Does It Really Matter When Your Coffee Was Blended?

Does It Really Matter When Your Coffee Was Blended?
Coffee Origins

Does it really matter when coffee gets blended? The short answer is yes, of course it matters. Just like in making cookies, the sequence in which the ingredients are added makes a difference. Unlike cookies, there are really only two times to blend coffee, pre-roast and post-roast. The only time coffee is not commonly blended is mid-roast.

Pre-roast coffee blending and post-roast coffee blending are two distinct methods in the coffee industry, each offering its own advantages and considerations.

Pre-Roast Coffee Blending

Cat Magic Blend Coffee

Pre-roast blending is exactly as it sounds, blending the different green coffee beans before they are roasted. Cat Magic is a great example of a pre-roast blend. We combine a washed and natural coffee from similar growing regions before roasting. This method ensures that all beans are roasted together, resulting in a uniform roast level across the blend.

Consistency in Roasting

Since all beans are roasted together, pre-roast blending can help achieve consistency in roast level and flavor development among different types of beans in the blend. Of course, it implies that the blend is a uniform roast profile. Since Cat Magic is a blend of a washed and natural Honduras from the same co-op, the beans are very similar in density and size. Since the beans are already consistent, pre-roast blending adds the layer of consistent roasting.

Preservation of Unique Characteristic

Pre-roast blending can generate some interesting flavors that only come from the comingling of the green coffee beans during the roasting process. There are many chemical reactions taking place in the roaster as the coffee absorbs heat, expands and gives off heat. The beans are influencing each other during that process, resulting in a different flavor than if roasting separately. 


Pre-roast blending can be more efficient in terms of production as it streamlines the roasting process by roasting all beans together rather than separately. We post-roast blended for years. After many experiments, we moved a few blends to pre-roast. To our pleasant surprise, we preferred the taste of the pre-roast over the post-roast.
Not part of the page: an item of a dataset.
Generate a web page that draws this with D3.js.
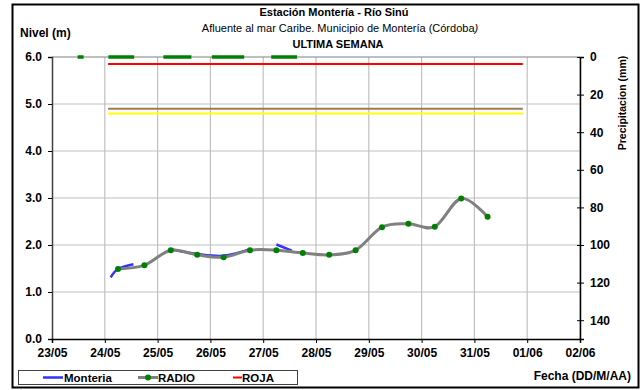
<!DOCTYPE html>
<html>
<head>
<meta charset="utf-8">
<script src="https://cdn.jsdelivr.net/npm/d3@7"></script>
<style>
  body { margin: 0; background: #fff; }
  text { font-family: "Liberation Sans", Arial, sans-serif; }
</style>
</head>
<body>
<div id="chart"></div>
<script>
// Estación Montería - Río Sinú, ultima semana

const diasEje = ["23/05", "24/05", "25/05", "26/05", "27/05", "28/05", "29/05", "30/05", "31/05", "01/06", "02/06"];
const nivelTicks = [0, 1, 2, 3, 4, 5, 6];
const precipTicks = [0, 20, 40, 60, 80, 100, 120, 140];

// lecturas RADIO (m)
const radioFechas = ["24/05 06:00", "24/05 18:00", "25/05 06:00", "25/05 18:00", "26/05 06:00", "26/05 18:00",
  "27/05 06:00", "27/05 18:00", "28/05 06:00", "28/05 18:00", "29/05 06:00", "29/05 18:00",
  "30/05 06:00", "30/05 18:00", "31/05 06:00"];
const radioNivel = [1.49, 1.57, 1.89, 1.79, 1.74, 1.89, 1.89, 1.83, 1.79, 1.89, 2.38, 2.45, 2.39, 2.99, 2.60];

// sensor Monteria (m), tramos con huecos
const monteriaFechas = ["24/05 02:40", "24/05 06:00", "24/05 13:00", null,
  "25/05 06:00", "25/05 18:00", "26/05 06:00", "26/05 18:00", null,
  "27/05 06:00", "27/05 13:00"];
const monteriaNivel = [1.31, 1.49, 1.59, null, 1.91, 1.81, 1.77, 1.91, null, 2.01, 1.88];

// umbrales
const umbralInicio = "24/05 01:30";
const umbralFin = "31/05 22:00";
const umbralRoja = 5.85;
const umbralNaranja = 4.9;
const umbralAmarilla = 4.8;

// precipitacion (mm): tramos de lecturas en cero
const precipInicio = ["23/05 13:00", "24/05 03:00", "25/05 04:00", "26/05 02:00", "27/05 05:00"];
const precipFin = ["23/05 13:00", "24/05 12:00", "25/05 14:00", "26/05 14:00", "27/05 14:00"];
const precipValor = [0, 0, 0, 0, 0];

const W = 643, H = 390;
const margin = { left: 52, right: 63, top: 57, bottom: 51 };
const width = W - margin.left - margin.right;
const height = H - margin.top - margin.bottom;

const parse = d3.timeParse("%d/%m %H:%M");
const parseDia = d3.timeParse("%d/%m");

const svg = d3.select("#chart").append("svg")
  .attr("width", W)
  .attr("height", H);

svg.append("rect")
  .attr("x", 12.5).attr("y", 4.5)
  .attr("width", 626).attr("height", 383)
  .attr("fill", "#fff")
  .attr("stroke", "#000")
  .attr("stroke-width", 2);

const g = svg.append("g")
  .attr("transform", `translate(${margin.left},${margin.top})`);

const x = d3.scaleTime()
  .domain([parseDia(diasEje[0]), parseDia(diasEje[diasEje.length - 1])])
  .range([0, width]);

const y = d3.scaleLinear().domain([0, 6]).range([height, 0]);
const yR = d3.scaleLinear().domain([0, 150]).range([0, height]);

// grid
g.append("g")
  .selectAll("line")
  .data(diasEje.slice(1))
  .enter().append("line")
  .attr("x1", d => x(parseDia(d))).attr("x2", d => x(parseDia(d)))
  .attr("y1", 0).attr("y2", height)
  .attr("stroke", "#c0c0c0")
  .attr("stroke-width", 1.2);

g.append("g")
  .selectAll("line")
  .data(nivelTicks.slice(1))
  .enter().append("line")
  .attr("x1", 0).attr("x2", width)
  .attr("y1", d => y(d)).attr("y2", d => y(d))
  .attr("stroke", d => d === 6 ? "#808080" : "#c0c0c0")
  .attr("stroke-width", 1.2);

// axes
const axisL = g.append("g")
  .call(d3.axisLeft(y).tickValues(nivelTicks).tickFormat(d3.format(".1f")).tickSize(4).tickPadding(6));
const axisB = g.append("g")
  .attr("transform", `translate(0,${height})`)
  .call(d3.axisBottom(x).tickValues(diasEje.map(parseDia)).tickFormat(d3.timeFormat("%d/%m")).tickSize(4).tickPadding(5));
const axisR = g.append("g")
  .attr("transform", `translate(${width},0)`)
  .call(d3.axisRight(yR).tickValues(precipTicks).tickSize(4).tickPadding(6));

[axisL, axisB, axisR].forEach(a => {
  a.select(".domain").attr("stroke", "#000").attr("stroke-width", 1.5);
  a.selectAll(".tick line").attr("stroke", "#000");
  a.selectAll("text")
    .style("font-family", "'Liberation Sans', Arial, sans-serif")
    .style("font-size", "12px")
    .style("font-weight", "bold")
    .attr("fill", "#000");
});
axisR.selectAll(".tick line").attr("x1", -3);
axisL.select(".domain").attr("stroke", "#404040");

// umbrales
[[umbralAmarilla, "#ffff00"], [umbralNaranja, "#a07850"], [umbralRoja, "#ff0000"]].forEach(([v, c]) => {
  g.append("line")
    .attr("x1", x(parse(umbralInicio))).attr("x2", x(parse(umbralFin)))
    .attr("y1", y(v)).attr("y2", y(v))
    .attr("stroke", c)
    .attr("stroke-width", 2);
});

// precipitacion
g.append("g")
  .selectAll("line")
  .data(precipInicio.map((d, i) => ({ a: parse(d), b: parse(precipFin[i]), v: precipValor[i] })))
  .enter().append("line")
  .attr("x1", d => x(d.a) - 3).attr("x2", d => x(d.b) + 3)
  .attr("y1", d => yR(d.v)).attr("y2", d => yR(d.v))
  .attr("stroke", "#008000")
  .attr("stroke-width", 3.5);

// Monteria
const monteria = monteriaFechas.map((d, i) => ({ t: d ? parse(d) : null, v: monteriaNivel[i] }));
g.append("path")
  .datum(monteria)
  .attr("fill", "none")
  .attr("stroke", "#3333ff")
  .attr("stroke-width", 2.5)
  .attr("d", d3.line()
    .defined(d => d.t !== null)
    .x(d => x(d.t)).y(d => y(d.v))
    .curve(d3.curveCardinal.tension(0)));

// RADIO
const radio = radioFechas.map((d, i) => ({ t: parse(d), v: radioNivel[i] }));
g.append("path")
  .datum(radio)
  .attr("fill", "none")
  .attr("stroke", "#808080")
  .attr("stroke-width", 3)
  .attr("d", d3.line()
    .x(d => x(d.t)).y(d => y(d.v))
    .curve(d3.curveCardinal.tension(0)));

g.selectAll(".punto")
  .data(radio)
  .enter().append("circle")
  .attr("class", "punto")
  .attr("cx", d => x(d.t)).attr("cy", d => y(d.v))
  .attr("r", 3)
  .attr("fill", "#008000");

// titulos
svg.append("text")
  .attr("x", 334).attr("y", 16)
  .attr("text-anchor", "middle")
  .style("font-size", "11px").style("font-weight", "bold")
  .text("Estación Montería  - Río Sinú");

const sub = svg.append("text")
  .attr("x", 340).attr("y", 32)
  .attr("text-anchor", "middle")
  .style("font-size", "11px");
sub.append("tspan").text("Afluente al mar Caribe. Municipio de Montería (Córdoba");
sub.append("tspan").style("font-style", "italic").text(")");

svg.append("text")
  .attr("x", 338).attr("y", 48)
  .attr("text-anchor", "middle")
  .style("font-size", "11px").style("font-weight", "bold")
  .text("ULTIMA SEMANA");

svg.append("text")
  .attr("x", 20).attr("y", 37)
  .style("font-size", "12px").style("font-weight", "bold")
  .text("Nivel (m)");

svg.append("text")
  .attr("transform", "translate(626,103) rotate(-90)")
  .attr("text-anchor", "middle")
  .style("font-size", "10.5px").style("font-weight", "bold")
  .text("Precipitacion (mm)");

svg.append("text")
  .attr("x", 631).attr("y", 380)
  .attr("text-anchor", "end")
  .style("font-size", "12px").style("font-weight", "bold")
  .text("Fecha (DD/M/AA)");

// leyenda
const leg = svg.append("g");
leg.append("rect")
  .attr("x", 18.5).attr("y", 370.5)
  .attr("width", 279).attr("height", 14)
  .attr("fill", "#fff")
  .attr("stroke", "#404040");

const ly = 377.5;
const legFont = "11.5px";
leg.append("line").attr("x1", 43).attr("x2", 63).attr("y1", ly).attr("y2", ly)
  .attr("stroke", "#3333ff").attr("stroke-width", 2.5);
leg.append("text").attr("x", 64).attr("y", ly + 4)
  .style("font-size", legFont).style("font-weight", "bold").text("Monteria");

leg.append("line").attr("x1", 138).attr("x2", 158).attr("y1", ly).attr("y2", ly)
  .attr("stroke", "#808080").attr("stroke-width", 3);
leg.append("circle").attr("cx", 148).attr("cy", ly).attr("r", 3).attr("fill", "#008000");
leg.append("text").attr("x", 158).attr("y", ly + 4)
  .style("font-size", legFont).style("font-weight", "bold").text("RADIO");

leg.append("line").attr("x1", 233).attr("x2", 242).attr("y1", ly).attr("y2", ly)
  .attr("stroke", "#ff0000").attr("stroke-width", 2);
leg.append("text").attr("x", 242).attr("y", ly + 4)
  .style("font-size", legFont).style("font-weight", "bold").text("ROJA");
</script>
</body>
</html>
Based on our experience, pre-roast blending is 15-20% more efficient than post-roast blending.

Post-Roast Coffee Blending

Post-roast blending involves combining different types of coffee beans after they have been roasted individually. For example, we post-roast blend our Smashpop Espresso. That blend has three different types of coffee, each type roasted in a unique way. The only way to blend two different roast levels, such as a light and dark roast, together is post-roast.


Post-roast blending allows for greater flexibility in adjusting the blend's flavor profile. Roasting each type of coffee bean separately allows for precise control over the flavor profile of each component. This method enables the roaster to blend beans with complementary flavors to achieve a desired taste profile.
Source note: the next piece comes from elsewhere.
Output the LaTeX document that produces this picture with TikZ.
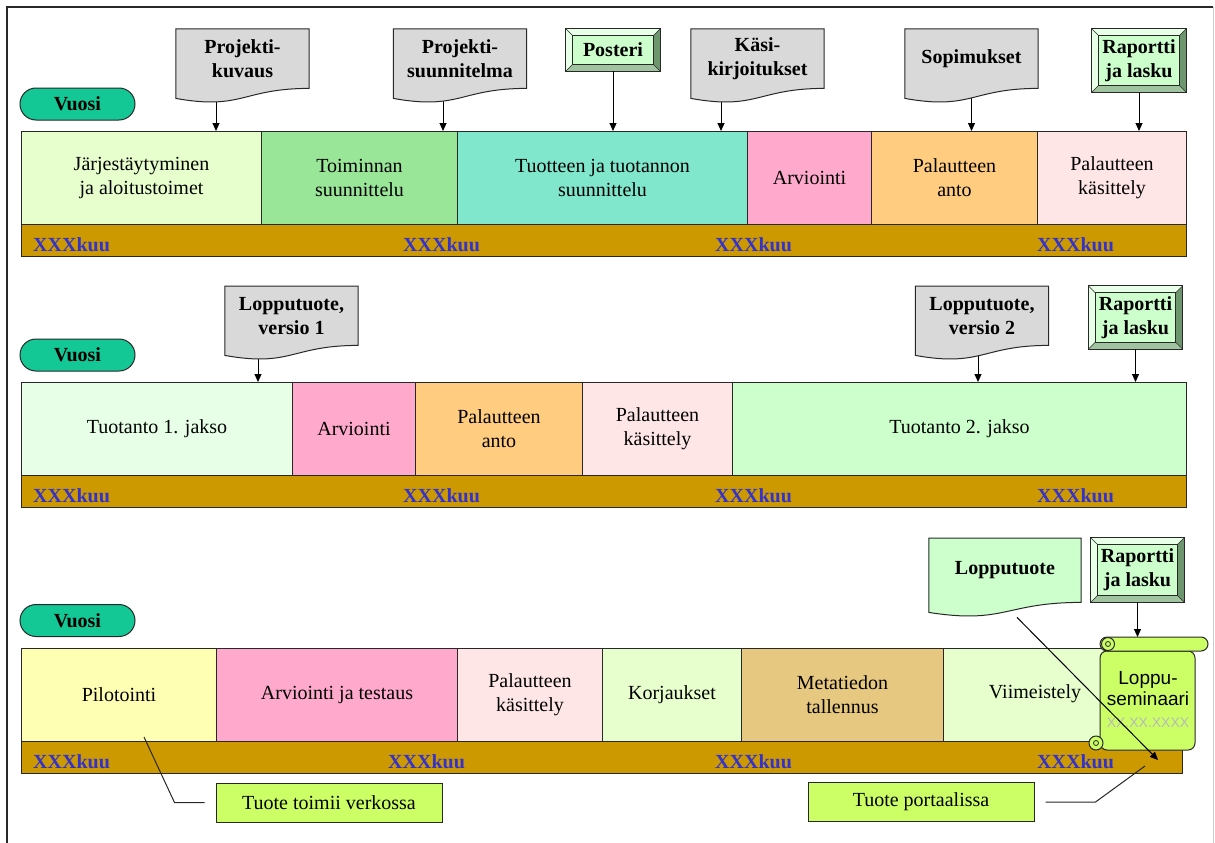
\documentclass[tikz,border=0pt]{standalone}
\usepackage{fontspec}
\setmainfont{Liberation Serif}
\setsansfont{Liberation Sans}
\usepackage{xcolor}
\definecolor{colVuosi}{RGB}{20,200,150}
\definecolor{colStrip}{RGB}{204,153,0}
\definecolor{colKuu}{RGB}{51,51,204}
\definecolor{colDoc}{RGB}{217,217,217}
\definecolor{colLime}{RGB}{204,255,102}
\definecolor{colMint}{RGB}{204,255,204}
\definecolor{colBevD}{RGB}{110,150,110}
\definecolor{colBevM}{RGB}{160,195,160}
\definecolor{colBevL}{RGB}{232,255,232}
\definecolor{colJarj}{RGB}{230,255,204}
\definecolor{colToim}{RGB}{153,230,153}
\definecolor{colTuot}{RGB}{128,230,204}
\definecolor{colArv}{RGB}{255,170,204}
\definecolor{colAnto}{RGB}{255,204,128}
\definecolor{colKas}{RGB}{255,230,230}
\definecolor{colTuo1}{RGB}{230,255,230}
\definecolor{colPil}{RGB}{255,255,179}
\definecolor{colMeta}{RGB}{230,200,128}
\definecolor{colLine}{RGB}{40,40,40}
\usepackage{tikz}
\usetikzlibrary{arrows.meta, positioning, calc, backgrounds}

% document shape: rectangle with a wavy bottom, drawn round a named node
\newcommand{\docwave}[2][colDoc]{%
	\filldraw[fill=#1, draw=colLine, line width=1pt]
		(#2.north west) -- (#2.north east) -- (#2.south east)
		.. controls (#2.south) and ($(#2.south)+(0,22)$) .. ($(#2.south west)+(0,10)$) -- cycle;}
% bevelled button round a named node
\newcommand{\bevelbox}[1]{%
	\fill[colBevL] (#1.north west) rectangle (#1.south east);
	\fill[colBevD] (#1.north east) -- (#1.south east) -- ([shift={(-7,-7)}]#1.south east)
		-- ([shift={(-7,7)}]#1.north east) -- cycle;
	\fill[colBevM] (#1.south west) -- (#1.south east) -- ([shift={(-7,-7)}]#1.south east)
		-- ([shift={(7,-7)}]#1.south west) -- cycle;
	\draw[colLine, line width=0.5pt] (#1.north west) -- ([shift={(7,7)}]#1.north west)
		(#1.north east) -- ([shift={(-7,7)}]#1.north east)
		(#1.south west) -- ([shift={(7,-7)}]#1.south west)
		(#1.south east) -- ([shift={(-7,-7)}]#1.south east);
	\filldraw[fill=colMint, draw=colLine, line width=0.8pt]
		([shift={(7,7)}]#1.north west) rectangle ([shift={(-7,-7)}]#1.south east);
	\draw[colLine, line width=1pt] (#1.north west) rectangle (#1.south east);}

\begin{document}
\begin{tikzpicture}[x=1pt, y=-1pt,
		stage/.style={draw=colLine, line width=1pt, anchor=north west, inner sep=0pt,
			minimum height=93pt, align=center, font=\fontsize{20}{24}\selectfont},
		strip/.style={draw=colLine, line width=1pt, fill=colStrip, anchor=north west,
			minimum width=1165pt, minimum height=32pt, inner sep=0pt},
		kuu/.style={anchor=base west, text=colKuu, inner sep=0pt,
			font=\bfseries\fontsize{20}{24}\selectfont},
		vuosi/.style={draw=colLine, line width=1pt, fill=colVuosi, rounded corners=16pt,
			minimum width=115pt, minimum height=32pt, inner sep=0pt,
			font=\bfseries\fontsize{20}{24}\selectfont},
		doc/.style={anchor=north, minimum width=133pt, minimum height=59pt, inner sep=0pt,
			align=center, font=\bfseries\fontsize{20}{24}\selectfont},
		bevel/.style={minimum width=94pt, minimum height=63pt, inner sep=0pt,
			align=center, font=\bfseries\fontsize{20}{24}\selectfont},
		note/.style={draw=colLine, line width=1pt, fill=colLime, minimum width=226pt,
			minimum height=39pt, font=\fontsize{20}{24}\selectfont},
		scroll/.style={fill=colLime, draw=colLine, line width=1pt},
		arr/.style={-{Triangle[length=8pt,width=7pt]}, line width=1pt, draw=black},
		call/.style={line width=1pt, draw=colLine}
	]
	\useasboundingbox (0,0) rectangle (1215,843);

	% ===== Row 1 =====
	\node[vuosi] (v1) at (77.5,104) {Vuosi};
	\node[stage, fill=colJarj, minimum width=240pt] (j1)  at (21,131)  {Järjestäytyminen\\ja aloitustoimet};
	\node[stage, fill=colToim, minimum width=196pt] (to1) at (261,131) {Toiminnan\\suunnittelu};
	\node[stage, fill=colTuot, minimum width=290pt] (tt1) at (457,131) {Tuotteen ja tuotannon\\suunnittelu};
	\node[stage, fill=colArv,  minimum width=124pt] (ar1) at (747,131) {Arviointi};
	\node[stage, fill=colAnto, minimum width=166pt] (an1) at (871,131) {Palautteen\\anto};
	\node[stage, fill=colKas,  minimum width=149pt] (ka1) at (1037,131) {Palautteen\\käsittely};
	\node[strip] (s1) at (21,224) {};
	\foreach \x [count=\i] in {33,403,715,1037}
		\node[kuu] (k1\i) at (\x,251) {XXXkuu};

	\node[doc] (pk)  at (242.5,29) {Projekti-\\kuvaus};
	\node[doc] (ps)  at (460,29)   {Projekti-\\suunnitelma};
	\node[doc] (kk)  at (757.5,29) {Käsi-\\kirjoitukset};
	\node[doc] (sop) at (971.5,29) {Sopimukset};
	\node[bevel, minimum height=42pt] (pos) at (613,50) {Posteri};
	\node[bevel] (rap1) at (1139,60.5) {Raportti\\ja lasku};

	% ===== Row 2 =====
	\node[vuosi] (v2) at (77.5,355) {Vuosi};
	\node[stage, fill=colTuo1, minimum width=271pt] (tu1) at (21,382)  {Tuotanto 1. jakso};
	\node[stage, fill=colArv,  minimum width=123pt] (ar2) at (292,382) {Arviointi};
	\node[stage, fill=colAnto, minimum width=167pt] (an2) at (415,382) {Palautteen\\anto};
	\node[stage, fill=colKas,  minimum width=150pt] (ka2) at (582,382) {Palautteen\\käsittely};
	\node[stage, fill=colMint, minimum width=454pt] (tu2) at (732,382) {Tuotanto 2. jakso};
	\node[strip] (s2) at (21,475) {};
	\foreach \x [count=\i] in {33,403,715,1037}
		\node[kuu] (k2\i) at (\x,502) {XXXkuu};

	\node[doc] (lt1) at (291.5,286) {Lopputuote,\\versio 1};
	\node[doc] (lt2) at (982,286)   {Lopputuote,\\versio 2};
	\node[bevel] (rap2) at (1135.5,317.5) {Raportti\\ja lasku};

	% ===== Row 3 =====
	\node[vuosi] (v3) at (77.5,620.5) {Vuosi};
	\node[stage, fill=colPil,  minimum width=195pt] (pi3) at (21,648)  {Pilotointi};
	\node[stage, fill=colArv,  minimum width=241pt] (ar3) at (216,648) {Arviointi ja testaus};
	\node[stage, fill=colKas,  minimum width=145pt] (ka3) at (457,648) {Palautteen\\käsittely};
	\node[stage, fill=colJarj, minimum width=139pt] (ko3) at (602,648) {Korjaukset};
	\node[stage, fill=colMeta, minimum width=202pt] (me3) at (741,648) {Metatiedon\\tallennus};
	\node[stage, fill=colJarj, minimum width=239pt] (vi3) at (943,648) {};
	\node[font=\fontsize{20}{24}\selectfont] (vit) at (1035,694) {Viimeistely};
	\node[strip, minimum width=1161pt] (s3) at (21,741) {};
	\foreach \x [count=\i] in {33,388,715,1037}
		\node[kuu] (k3\i) at (\x,768) {XXXkuu};

	\node[doc, minimum width=152pt, minimum height=64pt] (lt3) at (1005,538) {Lopputuote};
	\node[bevel, minimum width=93pt, minimum height=64pt] (rap3) at (1137.5,570) {Raportti\\ja lasku};

	% the seminar scroll
	\filldraw[scroll, rounded corners=7pt] (1100,651) -- (1195,651) -- (1195,750) -- (1100,750) -- cycle;
	\filldraw[scroll, rounded corners=7pt] (1100,637) rectangle (1208,651);
	\filldraw[scroll] (1108,644) circle (6.5pt);
	\draw[colLine, line width=0.8pt] (1108,644) circle (2.5pt);
	\filldraw[scroll] (1096,743) circle (7pt);
	\draw[colLine, line width=0.8pt] (1096,743) circle (2.5pt);
	\node[align=center, font=\sffamily\fontsize{19}{21.5}\selectfont] (sem) at (1148,699)
		{Loppu-\\seminaari\\{\color{gray!55}\fontsize{14}{21.5}\selectfont XX.XX.XXXX}};
	\coordinate (semtop) at (1140,637);

	% ===== Notes =====
	\node[note] (ttv) at (329,802.5) {Tuote toimii verkossa};
	\node[note] (tp)  at (921,802)   {Tuote portaalissa};
	\coordinate (ttvend) at (144,737);
	\coordinate (tpend)  at (1145,766);
	\coordinate (portal) at (1158,760);
	\draw[call] ([xshift=-11pt]ttv.west) -- ++(-30,0) -- (ttvend);
	\draw[call] ([xshift=11pt]tp.east) -- ++(50,0) -- (tpend);

	% ===== Arrows =====
	\draw[arr] (pos.south)  -- (pos.south |- tt1.north);
	\draw[arr] (rap1.south) -- (rap1.south |- ka1.north);
	\draw[arr] (rap2.south) -- (rap2.south |- tu2.north);
	\draw[arr] (rap3.south) -- (rap3.south |- semtop);
	\draw[arr] ([shift={(12,15)}]lt3.south) -- (portal);

	% frame
	\draw[line width=1.2pt, colLine] (7,843) -- (7,7) -- (1213,7);
	\draw[gray!40] (1213,7) -- (1213,843);

	\begin{scope}[on background layer]
		\fill[white] (0,0) rectangle (1215,843);
		% doc arrows first, so the waves hide their tails
		\draw[arr] ([xshift=-26.5pt]pk.south) -- ([xshift=-26.5pt]pk.south |- j1.north);
		\draw[arr] ([xshift=-17pt]ps.south)   -- ([xshift=-17pt]ps.south |- to1.north);
		\draw[arr] ([xshift=-36.5pt]kk.south) -- ([xshift=-36.5pt]kk.south |- tt1.north);
		\draw[arr] (sop.south) -- (sop.south |- an1.north);
		\draw[arr] ([xshift=-33.5pt]lt1.south) -- ([xshift=-33.5pt]lt1.south |- tu1.north);
		\draw[arr] ([xshift=-4pt]lt2.south)    -- ([xshift=-4pt]lt2.south |- tu2.north);
		\foreach \n in {pk,ps,kk,sop,lt1,lt2} {\docwave{\n}}
		\docwave[colMint]{lt3}
		\foreach \n in {pos,rap1,rap2,rap3} {\bevelbox{\n}}
	\end{scope}
\end{tikzpicture}
\end{document}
Post-roast blending can help maintain consistency in flavor across different batches of coffee. Roasters can adjust the blend composition as needed to ensure consistency in taste. Coffee inventories are depleted over the course of the year. As coffee from one country is phasing out, another coffee is phasing in. Since each growing region has slightly different flavor characteristics, we can manipulate the roast curve for each of the blend components. The goal is to have a consistent flavor profile throughout the year.


Roasters have the flexibility to experiment with different combinations of beans and adjust the blend based on customer feedback or market trends. Roasters can also blend extremely different coffees to create a unique flavor. Take a light and dark roast for example. The only way to achieve that specific flavor is to post-roast blend. Another example is a really small bean and a huge bean. Roasters have to dial in the roast for each bean based on size and density, especially when they are really different from each other. 

Quick Comparison

Flexibility vs. Control: Post-roast blending offers more flexibility in adjusting flavor profiles, while pre-roast blending provides more control over roast consistency.
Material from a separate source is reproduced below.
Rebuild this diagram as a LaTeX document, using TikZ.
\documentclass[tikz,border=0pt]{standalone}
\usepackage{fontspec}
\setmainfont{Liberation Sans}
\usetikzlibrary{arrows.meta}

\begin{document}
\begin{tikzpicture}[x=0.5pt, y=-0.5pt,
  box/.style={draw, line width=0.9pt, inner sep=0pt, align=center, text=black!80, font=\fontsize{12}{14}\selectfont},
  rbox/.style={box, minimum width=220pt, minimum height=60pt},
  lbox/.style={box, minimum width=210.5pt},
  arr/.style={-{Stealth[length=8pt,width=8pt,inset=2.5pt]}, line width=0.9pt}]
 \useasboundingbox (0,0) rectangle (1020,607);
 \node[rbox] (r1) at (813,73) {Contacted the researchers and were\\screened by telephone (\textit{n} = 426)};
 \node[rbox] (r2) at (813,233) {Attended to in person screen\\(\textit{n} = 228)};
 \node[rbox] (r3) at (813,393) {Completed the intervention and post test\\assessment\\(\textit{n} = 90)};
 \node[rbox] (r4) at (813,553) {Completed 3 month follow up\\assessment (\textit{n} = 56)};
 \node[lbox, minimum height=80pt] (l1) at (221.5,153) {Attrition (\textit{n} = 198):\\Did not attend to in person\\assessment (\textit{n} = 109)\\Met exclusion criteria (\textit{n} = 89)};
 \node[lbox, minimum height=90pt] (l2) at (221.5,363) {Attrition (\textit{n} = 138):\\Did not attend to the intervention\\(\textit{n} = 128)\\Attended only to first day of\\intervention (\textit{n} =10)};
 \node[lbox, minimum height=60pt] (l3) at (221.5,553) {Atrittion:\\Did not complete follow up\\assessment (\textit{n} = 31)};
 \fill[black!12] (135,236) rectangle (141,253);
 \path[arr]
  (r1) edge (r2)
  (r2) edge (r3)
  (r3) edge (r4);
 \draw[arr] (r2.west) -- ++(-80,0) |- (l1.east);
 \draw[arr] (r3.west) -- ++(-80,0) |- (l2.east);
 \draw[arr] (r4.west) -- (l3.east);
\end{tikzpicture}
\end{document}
Quality Preservation: Pre-roast blending may preserve the unique characteristics of individual beans better, while post-roast blending allows for more experimentation and fine-tuning of flavors.

Batch Size: The preferred blending method may also depend on the scale of production and specific preferences of the roaster or coffee company.

Ultimately, the choice between post-roast and pre-roast coffee blending depends on factors such as desired flavor profile, consistency requirements, and production efficiency. We do both, resulting in high-quality blends with exceptional flavor.